I'm a teacher too and after we lost Eva and Joshua, I was referred to oh too. I found this bazaar as the reason u was off, had nothing to do with school. The meeting was ok. She just said that I need to see my councillor a but more, which I agreed. My head is yet to agree to this tho.....

Hope it goes ok. 

Xx


----------



## Han2275 (Oct 3, 2010)

I agree with the others. I am a nurse and we have similar policies in place to do with sickness and episodes of sickness, not just length of time off. These things are in place to protect both you and your employer. Try not to view it as a way of attacking you. See it as a way of accessing any support you may need. 
I hope this cycle has worked for you


----------



## barbster (Jan 26, 2012)

Hi Rosieposie,

My occ health were very supportive after I had time off for my miscarriage. Personnel wanted to interview me to discuss my time of sick for when I was pregnant and had my miscarriage but occ health blocked it as they felt that I should not have to go through it after all that had happened. They sent a letter after out meeting and I didn't have to go luckily (otherwise I would have prob gone mad at them for questioning my time off  ^bigbad)

Look at is as a positive, they will most definitely be on your side. And remember, having a m/c is not a justifable reason to query your sickness. 

Does your organisation offer unpaid leave with job quarantee? If so, could be worth a look into or maube a discussion with your boss.

Like others have said, your boss does have to go by the book and follow policy. This will give you the best outcome.

Good luck


----------



## Kaz1979 (Apr 11, 2011)

Totally agree with the comments above. Your time off has been reasonable and totally understandable. But it is probably in the policy to refer after three period of sickness in a certain period of time or over a certain number of days (10 where I work). 
Occupational health will be looking to support you not get rid of you. Are you in a union


Kaz xxx


----------



## marie123 (May 2, 2011)

Hi Rosie.

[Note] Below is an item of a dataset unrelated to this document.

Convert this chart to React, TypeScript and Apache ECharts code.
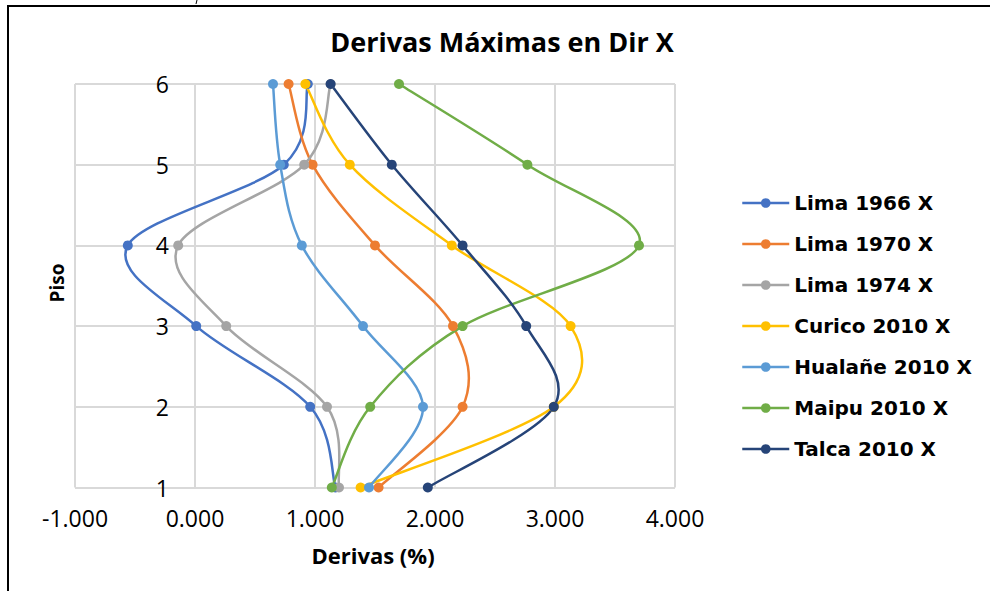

I am a teacher too and like you been at the same school a long time, it was suggested to me i have counselling (through the county) , had a mc and was ttc a long time, I had three days off with MC and no time off with ferility treatment (except appts)

i don't think oc health is always because of absence.  In any case  all  your absence is completely justifiable.  I think that Heads have a duty of care and have to be seen to be offering "support"- I may be wrong.  If you do find that there is anything more to it don't forget where your union is, they will be on your side.  

You may find oc health useful, having said that i refused the counselling, i decided i had my friends , family and this forum for that!  

Good luck with everything and wishing you all the luck in the world, you never know the next absences could be for morning sickness (lets hope!!!!)


----------



## staceysm (Nov 18, 2010)

Hi,

I agree with what every one else has said.  I worked for the police, as a civilian member of staff and my colleague had about 3 periods of sickness which went over a month in total and he was automatically referred to Occ Health.

They didn't want to get rid of him, just help him.

I am sure you will be fine.

Good luck
Stacey
X


----------



## Rosieposie1 (Oct 8, 2011)

Thank you so much everyone


----------



## Faithope (Jan 16, 2011)

Just to add to echo everyone else-I, too, was referred to Occ Health after I was off after my MC, I work in a school as a TA. I was terrified that I was being pushed out of my job so I rang my union who reassured me that this is policy and that the school are trying to help, not get rid. They can't get rid of you, using absence for MC as the excuse or they would be in court for Sexual Discrimination!! I had 6 weeks off work in March after FET resulted in MC. I am again off because I am finding it difficult. 

Please don't worry


----------